> Given data

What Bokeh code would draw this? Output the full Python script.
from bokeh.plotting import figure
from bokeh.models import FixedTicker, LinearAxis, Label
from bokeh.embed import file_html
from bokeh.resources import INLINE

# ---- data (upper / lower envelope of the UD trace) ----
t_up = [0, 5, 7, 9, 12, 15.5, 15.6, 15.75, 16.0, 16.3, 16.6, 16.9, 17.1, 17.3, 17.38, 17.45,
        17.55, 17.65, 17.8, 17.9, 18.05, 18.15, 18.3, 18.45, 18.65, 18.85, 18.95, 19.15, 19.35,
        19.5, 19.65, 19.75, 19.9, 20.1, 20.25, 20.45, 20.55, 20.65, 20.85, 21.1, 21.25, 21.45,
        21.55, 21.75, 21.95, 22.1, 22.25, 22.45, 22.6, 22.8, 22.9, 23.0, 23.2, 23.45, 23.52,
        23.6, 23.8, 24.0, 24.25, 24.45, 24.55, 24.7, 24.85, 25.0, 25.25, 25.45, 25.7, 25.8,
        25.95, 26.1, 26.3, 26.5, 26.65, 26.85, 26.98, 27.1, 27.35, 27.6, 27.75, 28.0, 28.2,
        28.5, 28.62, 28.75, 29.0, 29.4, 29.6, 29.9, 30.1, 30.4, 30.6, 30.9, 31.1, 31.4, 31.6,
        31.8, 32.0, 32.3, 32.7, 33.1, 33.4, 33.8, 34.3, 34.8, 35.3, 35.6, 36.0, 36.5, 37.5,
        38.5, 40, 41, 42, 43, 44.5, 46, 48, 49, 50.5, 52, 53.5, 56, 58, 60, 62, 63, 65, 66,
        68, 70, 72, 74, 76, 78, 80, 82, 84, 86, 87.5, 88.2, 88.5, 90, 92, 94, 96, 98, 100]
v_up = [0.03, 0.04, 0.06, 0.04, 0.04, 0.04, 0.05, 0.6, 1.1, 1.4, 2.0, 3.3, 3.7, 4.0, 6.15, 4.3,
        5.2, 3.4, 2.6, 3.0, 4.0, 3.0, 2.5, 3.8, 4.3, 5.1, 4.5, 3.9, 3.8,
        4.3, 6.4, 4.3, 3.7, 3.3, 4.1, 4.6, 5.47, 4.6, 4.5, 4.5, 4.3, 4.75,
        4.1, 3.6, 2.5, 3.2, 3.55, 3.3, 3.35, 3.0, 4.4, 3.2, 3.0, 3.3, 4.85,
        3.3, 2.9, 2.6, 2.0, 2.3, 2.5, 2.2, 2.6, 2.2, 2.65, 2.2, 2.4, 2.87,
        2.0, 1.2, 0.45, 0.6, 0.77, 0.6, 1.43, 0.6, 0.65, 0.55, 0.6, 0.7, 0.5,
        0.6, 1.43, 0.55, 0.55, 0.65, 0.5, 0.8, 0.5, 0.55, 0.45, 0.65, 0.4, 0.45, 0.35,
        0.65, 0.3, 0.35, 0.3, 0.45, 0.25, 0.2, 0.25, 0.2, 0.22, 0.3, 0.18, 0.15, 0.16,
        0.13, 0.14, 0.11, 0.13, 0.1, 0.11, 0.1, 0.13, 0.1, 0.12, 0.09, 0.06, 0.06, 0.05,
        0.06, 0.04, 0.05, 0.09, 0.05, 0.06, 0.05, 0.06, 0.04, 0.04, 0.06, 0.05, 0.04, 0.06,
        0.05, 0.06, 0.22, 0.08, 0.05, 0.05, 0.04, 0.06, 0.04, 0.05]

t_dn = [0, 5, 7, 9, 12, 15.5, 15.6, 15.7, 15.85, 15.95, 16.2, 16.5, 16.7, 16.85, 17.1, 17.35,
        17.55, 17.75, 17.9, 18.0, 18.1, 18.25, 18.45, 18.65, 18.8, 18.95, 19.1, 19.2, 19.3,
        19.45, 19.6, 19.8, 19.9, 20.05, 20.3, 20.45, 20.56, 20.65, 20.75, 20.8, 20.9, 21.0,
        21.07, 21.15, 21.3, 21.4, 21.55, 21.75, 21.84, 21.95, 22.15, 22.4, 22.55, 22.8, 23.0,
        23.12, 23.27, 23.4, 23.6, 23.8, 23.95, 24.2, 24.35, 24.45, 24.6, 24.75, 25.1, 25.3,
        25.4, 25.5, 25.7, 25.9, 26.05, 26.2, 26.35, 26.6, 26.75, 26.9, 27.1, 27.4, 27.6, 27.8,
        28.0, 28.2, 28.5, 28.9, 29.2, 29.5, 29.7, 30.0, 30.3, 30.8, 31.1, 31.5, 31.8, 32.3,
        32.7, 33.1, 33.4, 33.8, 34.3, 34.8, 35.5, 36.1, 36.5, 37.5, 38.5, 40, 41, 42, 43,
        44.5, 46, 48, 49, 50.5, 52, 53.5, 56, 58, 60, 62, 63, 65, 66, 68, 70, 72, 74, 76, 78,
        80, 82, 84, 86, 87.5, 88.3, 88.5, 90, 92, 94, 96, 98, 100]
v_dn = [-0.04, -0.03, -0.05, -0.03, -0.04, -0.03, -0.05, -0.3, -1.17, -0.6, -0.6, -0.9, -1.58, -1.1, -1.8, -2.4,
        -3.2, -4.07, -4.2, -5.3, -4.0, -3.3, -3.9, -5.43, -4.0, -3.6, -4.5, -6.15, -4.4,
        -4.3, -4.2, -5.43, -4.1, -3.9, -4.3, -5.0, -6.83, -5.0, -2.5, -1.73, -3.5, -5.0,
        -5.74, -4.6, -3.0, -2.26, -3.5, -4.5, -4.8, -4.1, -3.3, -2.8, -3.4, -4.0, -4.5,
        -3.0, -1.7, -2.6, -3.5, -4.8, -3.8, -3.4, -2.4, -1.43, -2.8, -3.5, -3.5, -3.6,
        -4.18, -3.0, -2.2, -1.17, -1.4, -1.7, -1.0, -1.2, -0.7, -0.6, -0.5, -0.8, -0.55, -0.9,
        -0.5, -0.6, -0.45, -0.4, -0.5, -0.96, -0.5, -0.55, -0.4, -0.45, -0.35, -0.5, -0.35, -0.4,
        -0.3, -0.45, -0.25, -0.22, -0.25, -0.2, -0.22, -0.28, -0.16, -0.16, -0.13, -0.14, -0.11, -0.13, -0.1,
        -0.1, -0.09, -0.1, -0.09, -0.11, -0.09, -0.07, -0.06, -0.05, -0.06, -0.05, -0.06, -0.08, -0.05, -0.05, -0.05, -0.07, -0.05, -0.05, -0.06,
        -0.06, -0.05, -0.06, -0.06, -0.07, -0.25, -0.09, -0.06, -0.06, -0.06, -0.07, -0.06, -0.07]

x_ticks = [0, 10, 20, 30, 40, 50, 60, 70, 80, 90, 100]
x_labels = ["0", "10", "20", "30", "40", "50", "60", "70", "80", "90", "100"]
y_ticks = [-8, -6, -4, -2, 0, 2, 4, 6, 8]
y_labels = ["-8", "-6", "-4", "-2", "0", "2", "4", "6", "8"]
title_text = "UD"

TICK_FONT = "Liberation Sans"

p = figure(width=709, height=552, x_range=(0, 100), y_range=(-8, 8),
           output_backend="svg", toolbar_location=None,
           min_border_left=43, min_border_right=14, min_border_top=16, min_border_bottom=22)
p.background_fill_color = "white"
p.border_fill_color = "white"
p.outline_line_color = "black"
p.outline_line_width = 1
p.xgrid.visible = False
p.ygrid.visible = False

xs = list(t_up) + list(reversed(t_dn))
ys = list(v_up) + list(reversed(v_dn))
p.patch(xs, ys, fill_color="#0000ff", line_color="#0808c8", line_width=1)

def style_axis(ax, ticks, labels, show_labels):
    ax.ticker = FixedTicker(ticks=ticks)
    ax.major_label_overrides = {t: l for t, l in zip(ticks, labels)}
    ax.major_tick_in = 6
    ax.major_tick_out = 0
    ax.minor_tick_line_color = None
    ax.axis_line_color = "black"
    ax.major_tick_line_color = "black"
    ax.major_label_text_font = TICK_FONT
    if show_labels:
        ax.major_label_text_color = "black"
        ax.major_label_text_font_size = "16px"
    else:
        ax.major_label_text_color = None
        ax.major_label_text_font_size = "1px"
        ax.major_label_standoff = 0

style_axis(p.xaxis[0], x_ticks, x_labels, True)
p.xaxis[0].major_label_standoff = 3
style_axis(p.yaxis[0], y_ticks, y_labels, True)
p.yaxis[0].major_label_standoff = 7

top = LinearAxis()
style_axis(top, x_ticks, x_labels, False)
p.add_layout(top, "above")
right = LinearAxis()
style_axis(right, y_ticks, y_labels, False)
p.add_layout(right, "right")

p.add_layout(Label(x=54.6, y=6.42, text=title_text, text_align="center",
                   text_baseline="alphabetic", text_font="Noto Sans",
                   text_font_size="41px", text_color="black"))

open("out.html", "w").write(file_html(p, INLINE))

> The request
Print only the lines from the top of the data above down to the line holding "from bokeh.resources import INLINE", inclusive.

> Solution
What Bokeh code would draw this? Output the full Python script.
from bokeh.plotting import figure
from bokeh.models import FixedTicker, LinearAxis, Label
from bokeh.embed import file_html
from bokeh.resources import INLINE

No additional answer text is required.